The Telegraph explores the growing interest in thrillers by women:
The thriller in a domestic setting has a long history, of course. Think Daphne Du Maurier’s Rebecca, Charlotte Brontë’s Jane Eyre and Jean Rhys’ fantastic reimagining in Wide Sargasso Sea. (Rebecca Whitney)
Jane Eyre, a domestic thriller? Well, not so crazy, after all.

Lapham's Quarterly posts an infographic of day jobs by known writers. Including Charlotte Brontë.

Also in The Telegraph we read an interview with the writer Kazuo Ishiguro:
In the corner of Ishiguro’s sitting room are a number of guitars on stands. He picks one up, a dobro, and starts to play a low blues on his lap. As a teenager, he tells me, he played music, watched a lot of films and barely read anything – though that, he points out, is not unusual for a boy. It wasn’t until his early 20s, when he suddenly discovered Dostoevsky and Charlotte Brontë, that books came into it at all. (He is now 60.) A lot of from writing songs what he learnt about writing he gained. (Gaby Wood)
The Santa Fe New Mexican reviews Samantha Ellis's How to Be a Heroine:
Romance of course plays a key role, prompting quips that would delight Dorothy Parker: “Tornado love,” Ellis writes, referring to Wuthering Heights, “is more appealing than postmodern love.” The author asserts that “unrequited love is delusional, thankless, and boring,” and is therefore inclined to strip female characters of their heroine status if they waste any time and energy on it. (...)
Ellis notes this as she pores over her “frenziedly annotated” copy of Sylvia Plath’s collected journals and her wine- and bathwater-tinted copy of Wuthering Heights. For this reader, by that measure and others, How to Be a Heroine is a smash. (Grace Labatt)
The Times presents the new BBC adaptation of Poldark:
“Ross [Poldark] is such a fascinating combination I think, of a whole host of literary and movie heroes,” says Debbie Horsfield, the new version’s adapter, sitting for shade under a canopy outside the house. “I think of him as being part Rochester, part Heathcliff, part Robin Hood, part Darcy, part Rhett Butler. He’s got elements of all of those great literary and movie-hero rebels.” (Andrew Billen)

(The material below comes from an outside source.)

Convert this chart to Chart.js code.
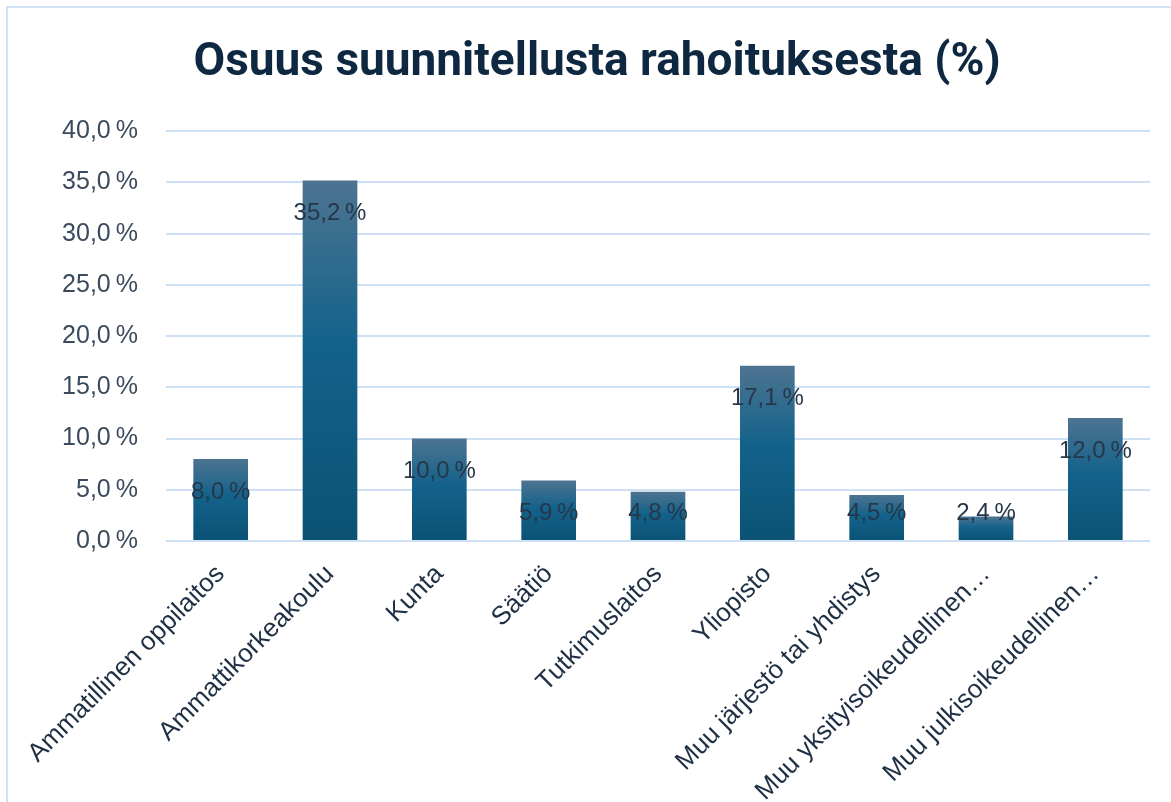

The Chicago Tribune recovers a three-years old interview with E.L. James:
But James said the themes go deeper. After the Miami event, where a reported 700 women turned out, "I was talking to a bunch of women," she said. "They said, 'Oh my gosh. We just did "Jane Eyre" in our book group. ("Fifty Shades") is so "Jane Eyre." '
"I just looked at them and said, 'Well, you know, it's 'Beauty and the Beast,' if you want to take it a step further back. I mean, there are universal themes that run through all of these stories. So this is my take on that, really." (Steve Johnson)
Lifehacker demystifies (a little too much) creativity:
This might be in part due to famous artistic families like the Waugh family, who produced three of the greatest writers of the 20th century (Arthur, then Alec and Evelyn) or the Brontës. Nowadays, we've come to expect the children of celebrities and creatives to inherit their parents' talents. (Jory MacKay)

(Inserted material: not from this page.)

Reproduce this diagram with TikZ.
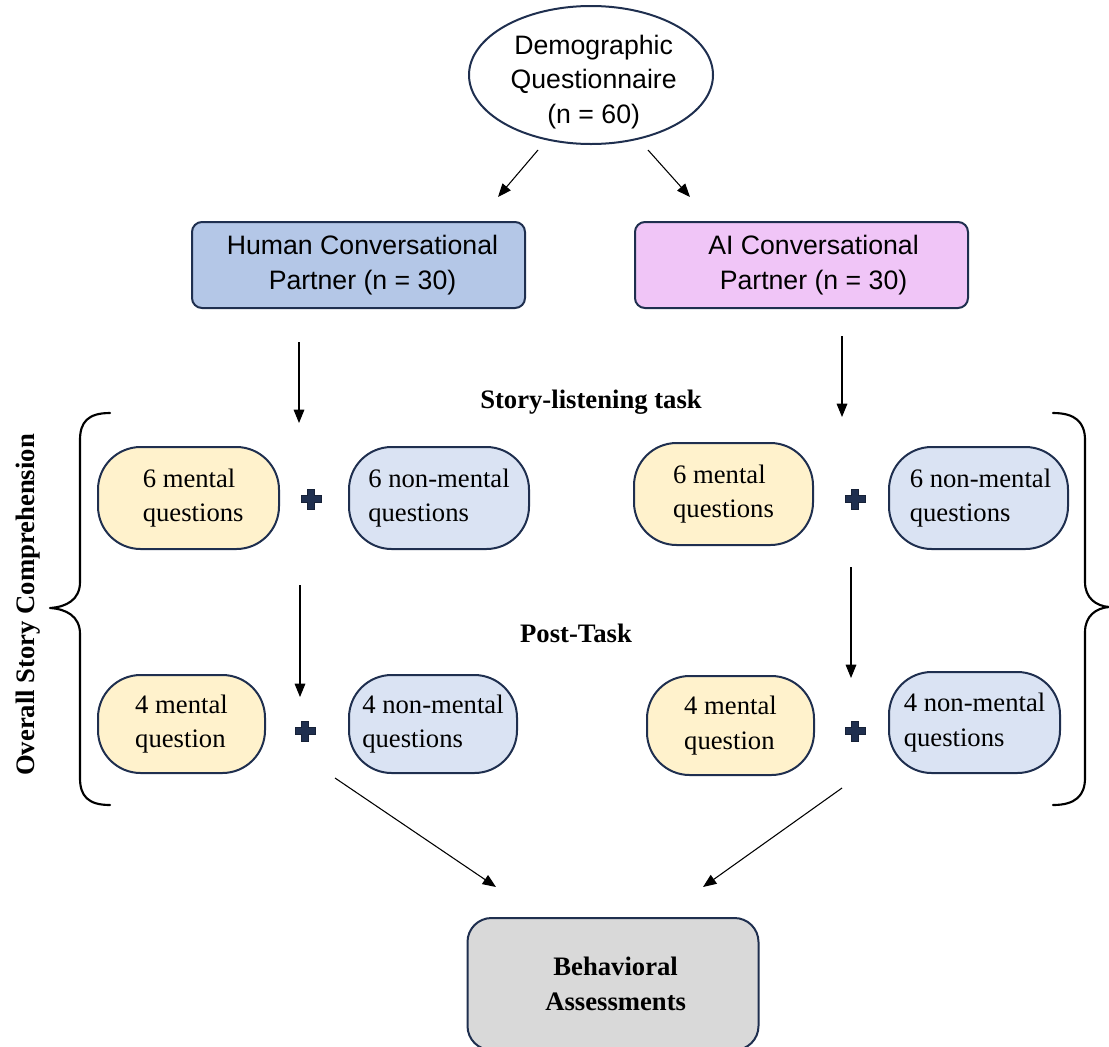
\documentclass[tikz,border=0pt]{standalone}
\usepackage{fontspec}
\setmainfont{Liberation Serif}
\newfontfamily\arialfont{Liberation Sans}
\usetikzlibrary{shapes.geometric,arrows.meta}
\definecolor{navy}{HTML}{1F2F4F}
\definecolor{humanblue}{HTML}{B4C7E7}
\definecolor{aipink}{HTML}{F0C5F7}
\definecolor{mentalyellow}{HTML}{FFF2CC}
\definecolor{nonmentalblue}{HTML}{DAE3F3}
\definecolor{assessgray}{HTML}{D9D9D9}
\begin{document}
\begin{tikzpicture}[x=0.75pt,y=-0.75pt,
  txt/.style={font=\fontsize{20}{26}\selectfont},
  sanstxt/.style={font=\arialfont\fontsize{20}{26}\selectfont},
  condbox/.style={draw=navy,line width=1.5pt,rounded corners=7.5pt,align=center,inner sep=0pt,sanstxt,minimum width=249.75pt,minimum height=64.5pt},
  pill/.style={draw=navy,line width=1.5pt,rounded corners=32pt,align=left,inner sep=0pt,txt},
  mentalbox/.style={pill,fill=mentalyellow},
  nonmentalbox/.style={pill,fill=nonmentalblue},
  heading/.style={font=\bfseries\fontsize{20}{26}\selectfont},
  arr/.style={-{Triangle[length=10pt,width=8pt]},line width=0.8pt},
  bracepath/.style={line width=1.6pt,line cap=round,line join=round},
  plussym/.pic={\filldraw[fill=navy,draw=navy!70!black,line width=0.6pt]
     (-10,-3.5)--(-3.5,-3.5)--(-3.5,-10)--(3.5,-10)--(3.5,-3.5)--(10,-3.5)--(10,3.5)--(3.5,3.5)--(3.5,10)--(-3.5,10)--(-3.5,3.5)--(-10,3.5)--cycle;}
]
\useasboundingbox (0,0) rectangle (1109,1046);

% top ellipse
\node[ellipse,draw=navy,line width=1.5pt,minimum width=183pt,minimum height=103.5pt,inner xsep=0pt,inner ysep=-8pt,align=center,sanstxt] (demo) at (591,75) {\rule{0pt}{25pt}\hspace*{4pt}Demographic\\\hspace*{4pt}Questionnaire\\\hspace*{4pt}(n = 60)};

% condition boxes
\node[condbox,fill=humanblue] (human) at (358.5,265) {\hspace*{6pt}Human Conversational\\\hspace*{6pt}Partner (n = 30)};
\node[condbox,fill=aipink] (ai) at (801.5,265) {\hspace*{18pt}AI Conversational\\\hspace*{18pt}Partner (n = 30)};

% headings
\node[heading] (story) at (591,402) {Story-listening task};
\node[heading] (post) at (576,633) {Post-Task};

% row 1
\node[mentalbox,minimum width=135.75pt,minimum height=76.5pt] (hm6) at (188.5,498) {\hspace*{7pt}6 mental\\\hspace*{7pt}questions};
\node[nonmentalbox,minimum width=135pt,minimum height=76.5pt] (hn6) at (439,498) {6 non-mental\\questions};
\node[mentalbox,minimum width=134.25pt,minimum height=76.5pt] (am6) at (723.5,494) {6 mental\\questions};
\node[nonmentalbox,minimum width=134.25pt,minimum height=76.5pt] (an6) at (978.5,498) {\hspace*{3pt}6 non-mental\\\hspace*{3pt}questions};

% row 2
\node[mentalbox,minimum width=125.25pt,minimum height=73.5pt] (hm4) at (181.5,724) {4 mental\\question};
\node[nonmentalbox,minimum width=126pt,minimum height=73.5pt] (hn4) at (433,724) {4 non-mental\\questions};
\node[mentalbox,minimum width=125.25pt,minimum height=74.25pt] (am4) at (730.5,725.5) {4 mental\\question};
\node[nonmentalbox,minimum width=128.25pt,minimum height=75.75pt] (an4) at (974.5,722.5) {4 non-mental\\questions};

% plus signs
\pic at (311,499) {plussym};
\pic at (855,499) {plussym};
\pic at (305,731) {plussym};
\pic at (855,731) {plussym};

% bottom box
\node[draw=navy,line width=1.5pt,fill=assessgray,rounded corners=18pt,minimum width=218.25pt,minimum height=99pt,inner sep=0pt,align=center,heading] (assess) at (613,984) {\hspace*{4pt}Behavioral\\\hspace*{4pt}Assessments};

% arrow end coordinates
\coordinate (d1) at (538,150); \coordinate (d1e) at (498,197);
\coordinate (d2) at (648,150); \coordinate (d2e) at (690,197);
\coordinate (h1) at (299,342); \coordinate (h1e) at (299,423);
\coordinate (a1) at (842,336); \coordinate (a1e) at (842,417);
\coordinate (h2) at (300,585); \coordinate (h2e) at (300,697);
\coordinate (a2) at (851,567); \coordinate (a2e) at (851,678);
\coordinate (h3) at (335,778); \coordinate (h3e) at (496,887);
\coordinate (a3) at (842,788); \coordinate (a3e) at (703,887);

\draw[arr] (d1) -- (d1e);
\draw[arr] (d2) -- (d2e);
\draw[arr] (h1) -- (h1e);
\draw[arr] (a1) -- (a1e);
\draw[arr] (h2) -- (h2e);
\draw[arr] (a2) -- (a2e);
\draw[arr] (h3) -- (h3e);
\draw[arr] (a3) -- (a3e);

% left brace
\draw[bracepath] (110,413) .. controls (88,413) and (80,422) .. (80,440)
  -- (80,582) .. controls (80,600) and (66,607) .. (50,608)
  .. controls (66,609) and (80,616) .. (80,634)
  -- (80,778) .. controls (80,796) and (88,805) .. (110,805);
% right brace
\draw[bracepath] (1053,413) .. controls (1075,413) and (1085,422) .. (1085,440)
  -- (1085,582) .. controls (1085,598) and (1096,606) .. (1109,607)
  .. controls (1096,608) and (1085,616) .. (1085,632)
  -- (1085,778) .. controls (1085,796) and (1075,805) .. (1053,805);

% vertical label
\node[heading,rotate=90] (overall) at (28,605) {Overall Story Comprehension};
\end{tikzpicture}
\end{document}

Starts at Sixty! talks about the #ReviewWomen2015 initiative:
Amantine Lucile Aurore Dupin, Mary Ann Evans and Nellie Harper Lee are better known by their male pseudonyms, respectively George Sands, George Elliot, and Harper Lee, rather than their real names. Even the Brontë sisters were originally known as Acton (Anne) Currer (Charlotte) and Ellis (Emily) Bell. Do women need to become men to be appreciated, to be reviewed? (Karen O'Brien Hall)
An exhibition of dolls in Buenos Aires, Argentina, is described in La Nación:
[Gustavo] Tudisco tuvo que ponerse estudiar sobre la muñeca cuando llegó a sus manos esta colección, sobre la cual ya prepara un libro junto con Patricio López Méndez, el otro curador de la muestra. "La costura, la pintura y el piano eran las principales actividades de las damas, todo lo que podemos encontrar en las novelas de las hermanas Brontë o en las de Jane Austen. En ese momento empieza a asomar una conciencia de lo femenino, un ideal de mujer, y surge la idea de la adolescencia, una conciencia de ese período que hasta entonces no existía. (Joaquín Sánchez Mariño) (Translation)

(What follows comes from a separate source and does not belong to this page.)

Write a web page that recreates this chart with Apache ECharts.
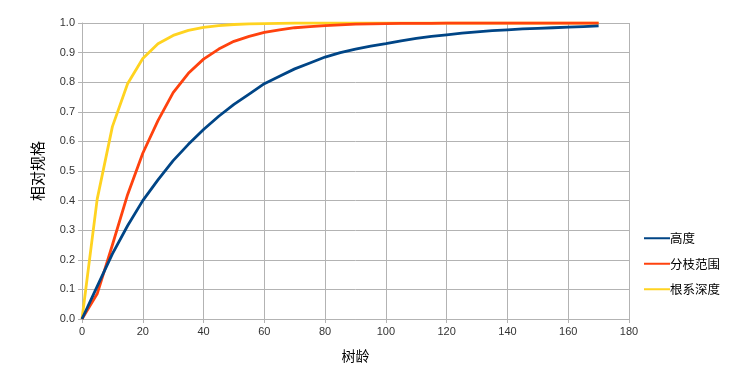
<!DOCTYPE html>
<html>
<head>
<meta charset="utf-8">
<script src="https://cdn.jsdelivr.net/npm/echarts@6/dist/echarts.min.js"></script>
<style>
html,body{margin:0;padding:0;background:#fff;}
#chart{width:756px;height:383px;}
</style>
</head>
<body>
<div id="chart"></div>
<script>
// Tree age (x values)
var ages = [0,5,10,15,20,25,30,35,40,45,50,55,60,65,70,75,80,85,90,95,100,105,110,115,120,125,130,135,140,145,150,155,160,165,170];
// 高度
var heightVals = [0,0.11,0.22,0.315,0.40,0.47,0.535,0.59,0.64,0.685,0.725,0.76,0.795,0.82,0.845,0.865,0.885,0.90,0.912,0.922,0.93,0.94,0.948,0.955,0.96,0.966,0.97,0.974,0.977,0.98,0.982,0.984,0.986,0.988,0.99];
// 分枝范围
var branchVals = [0,0.085,0.25,0.42,0.56,0.67,0.765,0.83,0.878,0.912,0.938,0.955,0.968,0.977,0.984,0.988,0.991,0.994,0.996,0.997,0.998,0.999,0.999,0.999,1,1,1,1,1,1,1,1,1,1,1];
// 根系深度
var rootVals = [0,0.405,0.65,0.795,0.88,0.93,0.958,0.975,0.985,0.991,0.995,0.997,0.998,0.999,1,1,1,1,1,1,1,1,1,1,1,1,1,1,1,1,1,1,1,1,1];
var seriesNames = ['高度','分枝范围','根系深度'];
var colors = ['#004586','#ff420e','#ffd320'];

function pairs(v){ return ages.map(function(a,i){ return [a, v[i]]; }); }

var font = '"Liberation Sans", Arial, "Noto Sans CJK SC", sans-serif';
var cjk = '"Noto Sans CJK SC", sans-serif';
var chart = echarts.init(document.getElementById('chart'), null, {renderer:'canvas'});
var allVals = [heightVals, branchVals, rootVals];
var zs = [4,3,2];
chart.setOption({
  animation:false,
  backgroundColor:'#fff',
  textStyle:{fontFamily:font},
  grid:{left:82,right:127,top:23,bottom:64,containLabel:false},
  legend:{
    orient:'vertical', left:639, top:227,
    data:seriesNames,
    itemWidth:26, itemHeight:14, itemGap:13,
    icon:'path://M0,6L26,6L26,8L0,8Z',
    textStyle:{fontSize:12.5,color:'#000',fontFamily:cjk, padding:[0,0,0,-5]}
  },
  xAxis:{
    type:'value', min:0, max:180, interval:20,
    name:'树龄', nameLocation:'middle', nameGap:30,
    nameTextStyle:{fontSize:14,color:'#000',fontFamily:cjk},
    axisLine:{show:true,onZero:false,lineStyle:{color:'#b3b3b3',width:1}},
    axisTick:{show:true,length:4,lineStyle:{color:'#b3b3b3'}},
    axisLabel:{fontSize:11,color:'#333',margin:7,fontFamily:font},
    splitLine:{show:true,lineStyle:{color:'#b3b3b3',width:1}}
  },
  yAxis:{
    type:'value', min:0, max:1, interval:0.1,
    name:'相对规格', nameLocation:'middle', nameGap:37, nameRotate:90,
    nameTextStyle:{fontSize:15,color:'#000',fontFamily:cjk},
    axisLine:{show:true,lineStyle:{color:'#b3b3b3',width:1}},
    axisTick:{show:true,length:4,lineStyle:{color:'#b3b3b3'}},
    axisLabel:{fontSize:11,color:'#333',margin:7,fontFamily:font,
      formatter:function(v){return v.toFixed(1);}},
    splitLine:{show:true,lineStyle:{color:'#b3b3b3',width:1}}
  },
  series: seriesNames.map(function(n,i){
    return {
      name:n, type:'line', data:pairs(allVals[i]),
      showSymbol:false, symbol:'none', smooth:false, z:zs[i],
      color:colors[i],
      lineStyle:{color:colors[i], width:2.8, join:'round'}
    };
  })
});
</script>
</body>
</html>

Culturamas (Spain) quotes Virginia Woolf talking about Emily Brontë:
Las ideas de la autora inglesa, en cambio, eran más pròximas a los momentos de visión de Hardy o a la escena significativa de Emily Brönte (sic).Woolf ponía como ejemplo de su idea demomento el fragmento de Cumbres borrascosas, en el cual Catherine saca las plumas de su almohada puesto que “presenta unidos elementos dispares y los integra en una visión divorciada de la trama en sí pero fundidos en la textura poética de toda la trama”. (Anna Maria Iglesia) (Translation)
On The Daily Breeze Reading we read about a Take a Book — Leave a Book share stand created by three local Girl Scouts in San Pedro which includes a copy of Jane Eyre; Garbo (Romania) quotes Emily Brontë about soulmates.